One can see that $\log{\left(1+ \frac{(1-\lambda) x_{2}}{\lambda x_{1}}\right)} \geq 0$ since $x_{1}$ and $x_{2}$ are positive numbers and $\lambda \in (0,1)$ and also $\lambda x_{1} \geq 0$, so we can say that $\lambda x_{1} \log{\lambda x_{1}} + \lambda x_{1} \log{\left(1+ \frac{(1-\lambda) x_{2}}{\lambda x_{1}}\right)} \leq \lambda x_{1} \log{\lambda x_{1}}$.
Since $\lambda \leq 1$, it follows that $\lambda x_{1} \leq x_{1}$ and also $\log{\lambda x_{1}} \leq \log{x_{1}}$.
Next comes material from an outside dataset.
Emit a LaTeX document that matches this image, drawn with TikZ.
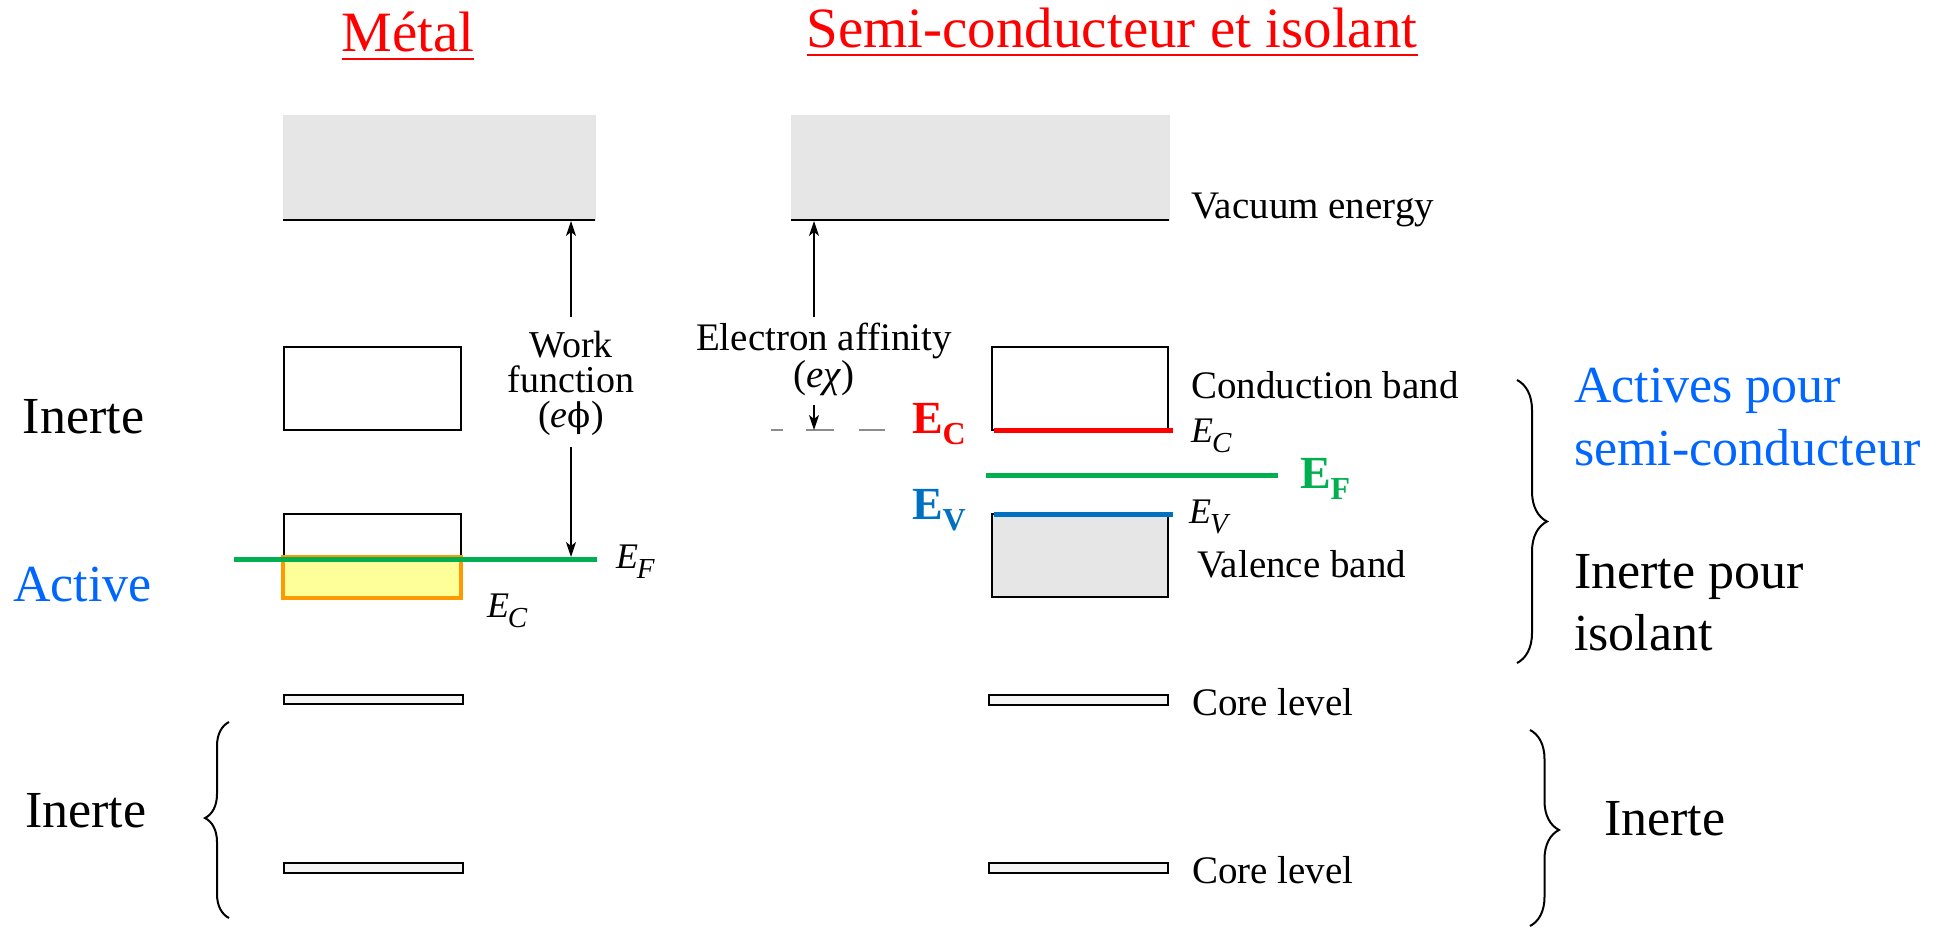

Combining all the arguments, we see that $\lambda x_{1} \log{ \left(\lambda x_{1} \cdot \left\{1+ \frac{(1-\lambda) x_{2}}{\lambda x_{1}}\right\}\right)} \leq \lambda x_{1} \log{x_{1}}$.
Applying the same logic for the second term, it can be shown that $(1-\lambda) x_{2} \log{ \left((1-\lambda) x_{2} \cdot \left\{1+ \frac{\lambda x_{1}}{(1-\lambda) x_{2}}\right\}\right)} \leq (1-\lambda) x_{2} \log{x_{2}}$.
which means that
$$
(\lambda x_{1} + (1-\lambda) x_{2}) \log{ (\lambda x_{1} + (1-\lambda) x_{2})} \leq \lambda x_{1} \log{x_{1}} + (1-\lambda) x_{2} \log{x_{2}}
$$
Thus, $f(x)=x\log{x}$ is convex.
Answer to previous version of this question:
This is hair-splitting, but: the first derivative of your function is an increasing function, so your function is convex.
Hair splitting, because the first derivative trick is not the second derivative trick, and "increasing first derivative" is not exactly "non-negative second derivative", but yet implies convexity, too.